Le cas de Lyon est exemplaire par la pluralité des formes qui expriment ces divers anarchismes. L’union locale de la FA et ses quatre groupes (totalisant une quarantaine d’adhérents), leur librairie (La plume noire), leurs bulletins, le café libertaire, etc. La CNT et ses diverses sections représentant environ quatre-vingts personnes. Les deux squats ou habitations collectives, le Point-moc et la Duende autour desquels gravitent respectivement une vingtaine de personnes. La librairie La Gryffe et son collectif d’une douzaine de personnes. L’Atelier de création libertaire et sa poignée de fidèles (trois d’entre eux se réunissent une fois par semaine depuis vingt-cinq ans !). Un ensemble de personnes participent à des structures ou activités non spécifiquement anarchistes ou libertaires telle radio Canut, ou à des collectifs allant de l’antispécisme au féminisme radical, ou au regroupement Pour une ville sans voitures et à des initiatives écologistes, etc. Et puis les dizaines, voire deux à trois cents personnes qui rejoignent ces « militants » lors des grandes manifestations, et encore les amis ou sympathisants qui nous aident ponctuellement sur telle ou telle initiative dans laquelle ils se reconnaissent davantage...

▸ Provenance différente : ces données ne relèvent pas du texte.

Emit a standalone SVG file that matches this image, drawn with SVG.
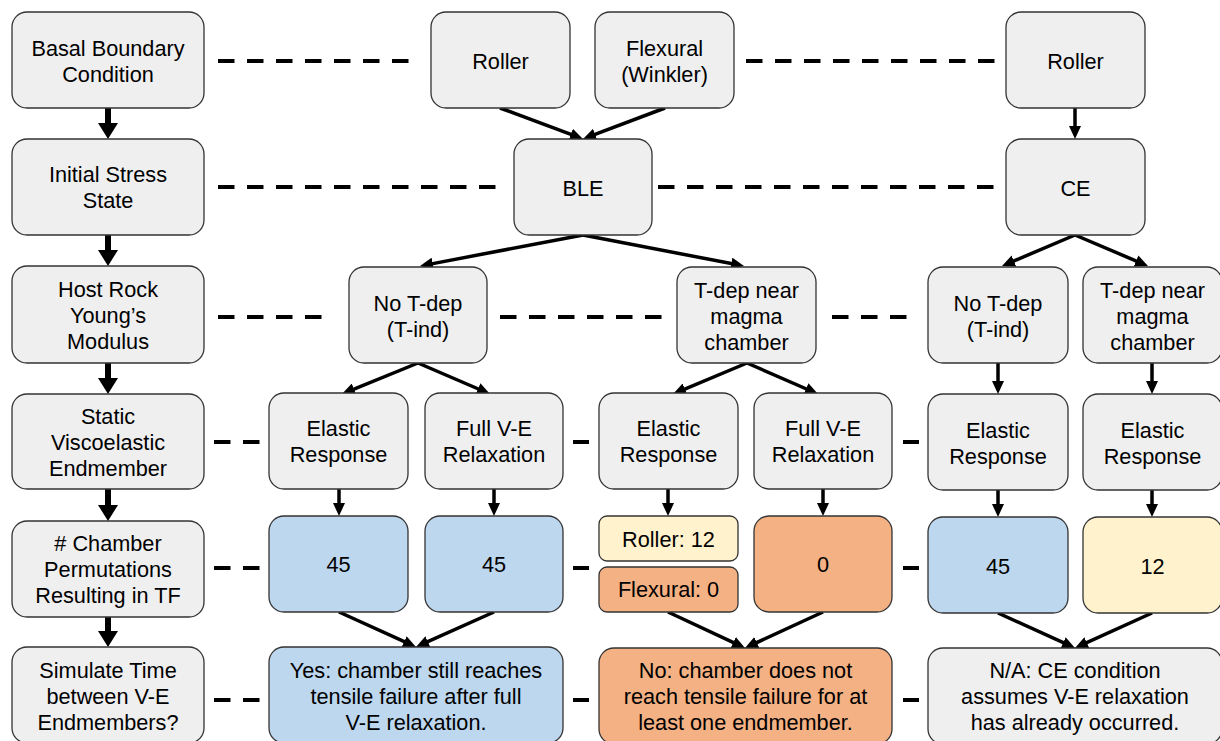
<svg xmlns="http://www.w3.org/2000/svg" width="1220" height="741" viewBox="0 0 1220 741">
<style>
.b{stroke:#333;stroke-width:1.3}
.g{fill:#efefef}.bl{fill:#bdd7ee}.y{fill:#fff2cc}.o{fill:#f4b183}
text{font-family:"Liberation Sans",Arial,sans-serif;font-size:21.7px;fill:#000;text-anchor:middle}
.d{stroke:#000;stroke-width:4;stroke-dasharray:16.5 12.5;fill:none}
.a{stroke:#000;stroke-width:3.5;fill:none;marker-end:url(#ah)}
.t{stroke:#000;stroke-width:6;fill:none;marker-end:url(#th)}
</style>
<defs>
<marker id="ah" viewBox="0 0 13 12" refX="8" refY="6" markerWidth="13" markerHeight="12" markerUnits="userSpaceOnUse" orient="auto"><path d="M0,0L13,6L0,12z" fill="#000"/></marker>
<marker id="th" viewBox="0 0 16 20" refX="10" refY="10" markerWidth="16" markerHeight="20" markerUnits="userSpaceOnUse" orient="auto"><path d="M0,0L16,10L0,20z" fill="#000"/></marker>
</defs>
<rect width="1220" height="741" fill="#fff"/>
<g id="connectors">
<path class="d" d="M218,61H410M746,61H996"/>
<path class="d" d="M218,187H498M658,187H996"/>
<path class="d" d="M218,317H323M500,317H663M832,317H908"/>
<path class="d" d="M214,442H261M573,442H589M903,442H919"/>
<path class="d" d="M214,568H261M573,568H589M903,568H919"/>
<path class="d" d="M214,700H261M573,700H589M903,700H919"/>
<path class="t" d="M108,108V133"/>
<path class="t" d="M108,235V260"/>
<path class="t" d="M108,363V388"/>
<path class="t" d="M108,489V515"/>
<path class="t" d="M108,617V641"/>
<path class="a" d="M500,108L578.3,137.2"/>
<path class="a" d="M665,108L587.7,137.2"/>
<path class="a" d="M1075,108V134"/>
<path class="a" d="M583,235L424.9,265.1"/>
<path class="a" d="M583,235L739.1,265.05"/>
<path class="a" d="M1075,235L1006.6,264.05"/>
<path class="a" d="M1075,235L1143.4,264.05"/>
<path class="a" d="M418,363L346.6,392.1"/>
<path class="a" d="M418,363L485.4,392"/>
<path class="a" d="M747,363L677.6,392.1"/>
<path class="a" d="M747,363L813.4,392"/>
<path class="a" d="M998,363V389"/>
<path class="a" d="M1152,363V389"/>
<path class="a" d="M339,489V511"/>
<path class="a" d="M494,489V511"/>
<path class="a" d="M668,489V511"/>
<path class="a" d="M823,489V511"/>
<path class="a" d="M998,489V512"/>
<path class="a" d="M1152,489V512"/>
<path class="a" d="M339,612L411.45,644.9"/>
<path class="a" d="M494,612L420.56,644.95"/>
<path class="a" d="M668,612L740.47,645.88"/>
<path class="a" d="M823,612L749.54,645.9"/>
<path class="a" d="M998,613L1070.45,645.93"/>
<path class="a" d="M1152,613L1079.55,645.93"/>
</g>
<g id="basal"><rect class="b g" x="12" y="12" width="192" height="96" rx="15"/><text x="108" y="56">Basal Boundary</text><text x="108" y="82">Condition</text></g>
<g id="initial"><rect class="b g" x="12" y="139" width="192" height="96" rx="15"/><text x="108" y="182">Initial Stress</text><text x="108" y="208">State</text></g>
<g id="host"><rect class="b g" x="12" y="266" width="192" height="97" rx="15"/><text x="108" y="297">Host Rock</text><text x="108" y="323">Young’s</text><text x="108" y="349">Modulus</text></g>
<g id="static"><rect class="b g" x="12" y="394" width="192" height="95" rx="15"/><text x="108" y="424">Static</text><text x="108" y="450">Viscoelastic</text><text x="108" y="476">Endmember</text></g>
<g id="chamber"><rect class="b g" x="12" y="521" width="192" height="96" rx="15"/><text x="108" y="551"># Chamber</text><text x="108" y="577">Permutations</text><text x="108" y="603">Resulting in TF</text></g>
<g id="simulate"><rect class="b g" x="12" y="647" width="192" height="96" rx="15"/><text x="108" y="678">Simulate Time</text><text x="108" y="704">between V-E</text><text x="108" y="730">Endmembers?</text></g>
<g id="roller1"><rect class="b g" x="431" y="12" width="139" height="96" rx="15"/><text x="500.5" y="69">Roller</text></g>
<g id="flexural"><rect class="b g" x="595" y="12" width="139" height="96" rx="15"/><text x="664.5" y="56">Flexural</text><text x="664.5" y="82">(Winkler)</text></g>
<g id="roller2"><rect class="b g" x="1006" y="12" width="139" height="96" rx="15"/><text x="1075.5" y="69">Roller</text></g>
<g id="ble"><rect class="b g" x="514" y="139" width="138" height="96" rx="15"/><text x="583" y="196">BLE</text></g>
<g id="ce"><rect class="b g" x="1006" y="139" width="139" height="96" rx="15"/><text x="1075.5" y="196">CE</text></g>
<g id="notdep1"><rect class="b g" x="349" y="267" width="138" height="96" rx="15"/><text x="418" y="311">No T-dep</text><text x="418" y="337">(T-ind)</text></g>
<g id="tdep1"><rect class="b g" x="677" y="267" width="139" height="96" rx="15"/><text x="746.5" y="298">T-dep near</text><text x="746.5" y="324">magma</text><text x="746.5" y="350">chamber</text></g>
<g id="notdep2"><rect class="b g" x="928" y="267" width="140" height="96" rx="15"/><text x="998" y="311">No T-dep</text><text x="998" y="337">(T-ind)</text></g>
<g id="tdep2"><rect class="b g" x="1083" y="267" width="139" height="96" rx="15"/><text x="1152.5" y="298">T-dep near</text><text x="1152.5" y="324">magma</text><text x="1152.5" y="350">chamber</text></g>
<g id="elastic1"><rect class="b g" x="269" y="393" width="139" height="96" rx="15"/><text x="338.5" y="436">Elastic</text><text x="338.5" y="462">Response</text></g>
<g id="fullve1"><rect class="b g" x="425" y="393" width="138" height="96" rx="15"/><text x="494" y="436">Full V-E</text><text x="494" y="462">Relaxation</text></g>
<g id="elastic2"><rect class="b g" x="599" y="393" width="139" height="96" rx="15"/><text x="668.5" y="436">Elastic</text><text x="668.5" y="462">Response</text></g>
<g id="fullve2"><rect class="b g" x="754" y="393" width="138" height="96" rx="15"/><text x="823" y="436">Full V-E</text><text x="823" y="462">Relaxation</text></g>
<g id="elastic3"><rect class="b g" x="928" y="394" width="140" height="96" rx="15"/><text x="998" y="438">Elastic</text><text x="998" y="464">Response</text></g>
<g id="elastic4"><rect class="b g" x="1083" y="394" width="139" height="96" rx="15"/><text x="1152.5" y="438">Elastic</text><text x="1152.5" y="464">Response</text></g>
<g id="n45a"><rect class="b bl" x="269" y="516" width="139" height="96" rx="15"/><text x="338.5" y="572">45</text></g>
<g id="n45b"><rect class="b bl" x="425" y="516" width="138" height="96" rx="15"/><text x="494" y="572">45</text></g>
<g id="roller12"><rect class="b y" x="599" y="516" width="139" height="45" rx="8"/><text x="668.5" y="547">Roller: 12</text></g>
<g id="flex0"><rect class="b o" x="599" y="567" width="139" height="45" rx="8"/><text x="668.5" y="597">Flexural: 0</text></g>
<g id="n0"><rect class="b o" x="754" y="516" width="138" height="96" rx="15"/><text x="823" y="572">0</text></g>
<g id="n45c"><rect class="b bl" x="928" y="517" width="140" height="96" rx="15"/><text x="998" y="574">45</text></g>
<g id="n12"><rect class="b y" x="1083" y="517" width="139" height="96" rx="15"/><text x="1152.5" y="574">12</text></g>
<g id="yes"><rect class="b bl" x="269" y="647" width="294" height="96" rx="15"/><text x="416" y="678">Yes: chamber still reaches</text><text x="416" y="704">tensile failure after full</text><text x="416" y="730">V-E relaxation.</text></g>
<g id="no"><rect class="b o" x="599" y="648" width="293" height="96" rx="15"/><text x="745.5" y="678">No: chamber does not</text><text x="745.5" y="704">reach tensile failure for at</text><text x="745.5" y="730">least one endmember.</text></g>
<g id="na"><rect class="b g" x="928" y="648" width="294" height="96" rx="15"/><text x="1075" y="678">N/A: CE condition</text><text x="1075" y="704">assumes V-E relaxation</text><text x="1075" y="730">has already occurred.</text></g>
</svg>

La vitalité et la force de l’anarchisme à Lyon est le résultat du croisement de cette diversité anarchiste qui maintient un équilibre incertain du milieu. Cette volonté collective de faire vivre cet équilibre explique qu’il n’y ait pas eu d’irrémédiables crispations idéologiques. Bien que depuis trente ans, on ait connu des moments de crise, des « disputes », des déchirements. Mais, au fond (et c’est probablement ma vision particulière des choses), on a réussi à accepter plus ou moins avec bonheur l’idée de l’existence de l’autre.
L’avenir de l’anarchisme passe avant tout par-là.
Mimmo Pucciarelli
1. Les actes de ce colloque publiés par l’Atelier de création libertaire sont désormais disponibles.